Author: Joshua Thompson
In a move long overdue, New Haven, Connecticut, promoted fourteen firefighters to either lieutenant or captain. The firefighters, despite scoring well enough on tests to be promoted back in 2003, had to fight for their rights all the way to the Supreme Court. PLF was involved in the Supreme Court case, Ricci v. DeStefano, which held that a city needs a "strong basis in evidence" before it takes race-based action to remedy a potential Title VII disparate impact claim.
The case was an important victory for proponents of equality under the law, insofar as it restricts the instances where government can simply look at skin color when taking action. The case, however, highlighted an important problem with the theory of disparate impact. As Justice Scalia pointed out in his concurrence in Ricci, Title VII's disparate impact provisions "place a racial thumb on the scales, often requiring employers to
evaluate the racial outcomes of their policies, and to make decisions
based on (because of) those racial outcomes." Thus, the disparate impact provisions of Title VII, likely conflict with Equal Protection Clause which prohibits government from making race-based decisions except in very limited circumstances (not present in disparate impact cases).

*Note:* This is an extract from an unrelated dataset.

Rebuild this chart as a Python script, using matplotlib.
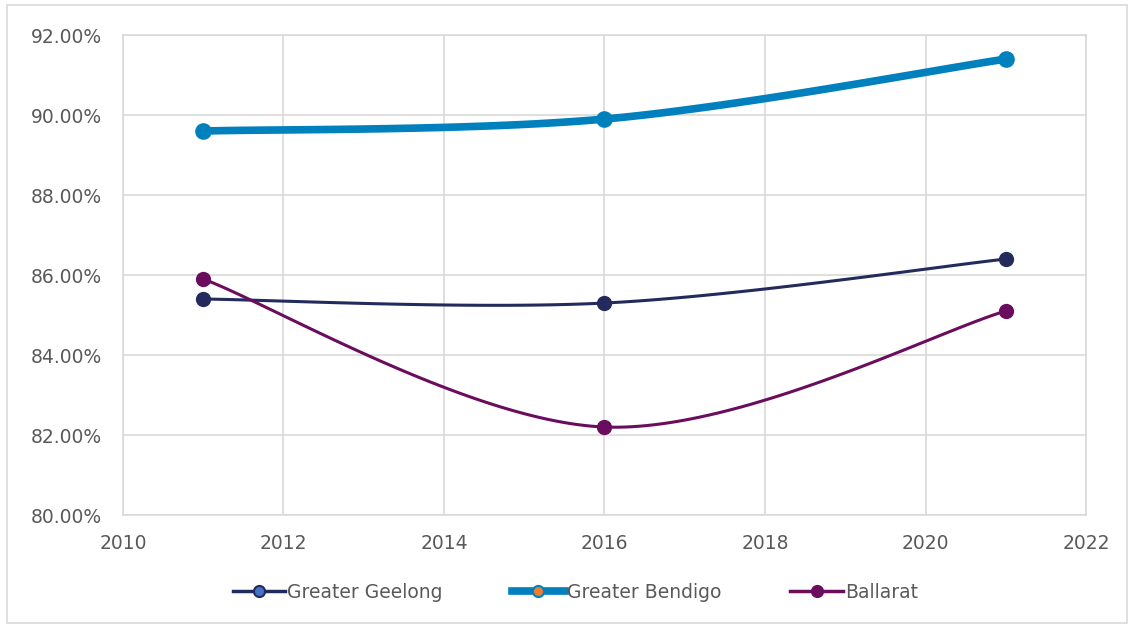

This problem will be highlighted by PLF in a brief to the Supreme Court this term in Lewis v. City of Chicago, which revolves around the statute of limitations for disparate impact claims. While disparate impact claims clearly need a definite statute of limitations, this case provides another opportunity for the Supreme Court to strike down disparate impact theory as violative of the Equal Protection Clause. I will blog on that topic again when PLF files its brief. Today is day to congratulate the New Haven firefighters for standing up for their rights, and setting an important precedent for equality throughout the nation.